Sometimes I have been known to “balance the books”, karmically, on an experience I have had against the photographs I made during the experience itself. I have been especially conscious of doing this when the experience was not an entirely positive one. In these cases I always hope the photographs will serve someday as a kind of redemption for me. I hope that the pictures rescued from negative experiences will later transcend themselves and deliver up some higher positive truth, a glimmer of closure, or a reason why it was all meant to be. In the past, photographs have in fact been the only positive thing I have been left with and having the photographs, possessing them, is somehow like my way of taking back control again, to make the final definitive sense of. This sounds like a lot to hope for from photographs, but if our lives are actually the stories we tell ourselves, then photographs can be an integral part of telling that story.
In the looking back at these pictures, these disturbances from the surface of the world, I am instantly informed of how sharp my photographic instinct really is. I mean the truth of it, for better or worse, there before me. What are the images that work, and why? What did I try to photograph, but failed to? What did I miss altogether and for what reason? What photographs did I wish I’d taken? Which photographs would be considered key images now that they can be viewed together? Looking at collected pictures can be a meditation on how I have perceived my life and how much I was paying attention while living it.
Looking at one's own photographs can indeed be full of personal revelation when viewed from a distance and in the safety of one's own home and assembling them is where I have found the parallel narrative of my life emerges out from. These pictures plot their own path and carry their own weight and insist on telling their own story, not truth and not fiction, but something which weaves between the two and is perhaps more akin to poetry.
Photographs are a conduit for my experiences and they put me in direct contact with the past, which is, for me, not about being able to remember, but rather to re-inhabit it from the present with all my original injuries and hindsight wisdom in tact. If photographs can be considered the fruits of these experiences, then the feedback they generate reminds me, ultimately, that no experience is wholly positive or negative.

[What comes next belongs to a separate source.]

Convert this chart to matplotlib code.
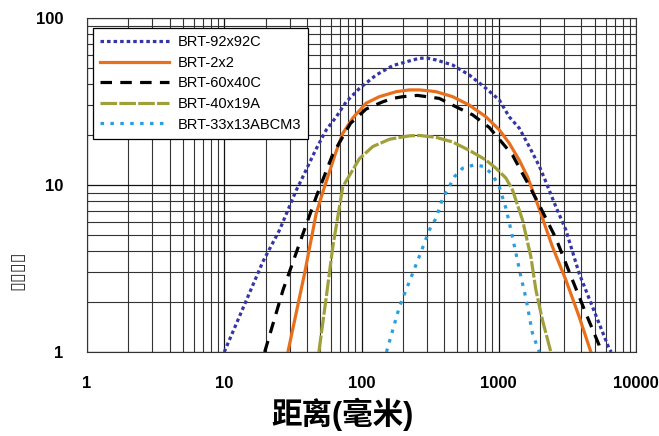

In order to make this leap back through time it is often not the photograph's subject that I need to connect with, but to instead find a psychic entry point, either within an image or it may be the image itself. A seemingly benign picture can be a portal back into the world of that photograph and it is there that redemption can sometimes be found. They are a chance to reframe and resolve the past through a constellation of photographic anomalies, with the hope of finding meaning, clarity and then finally, healing.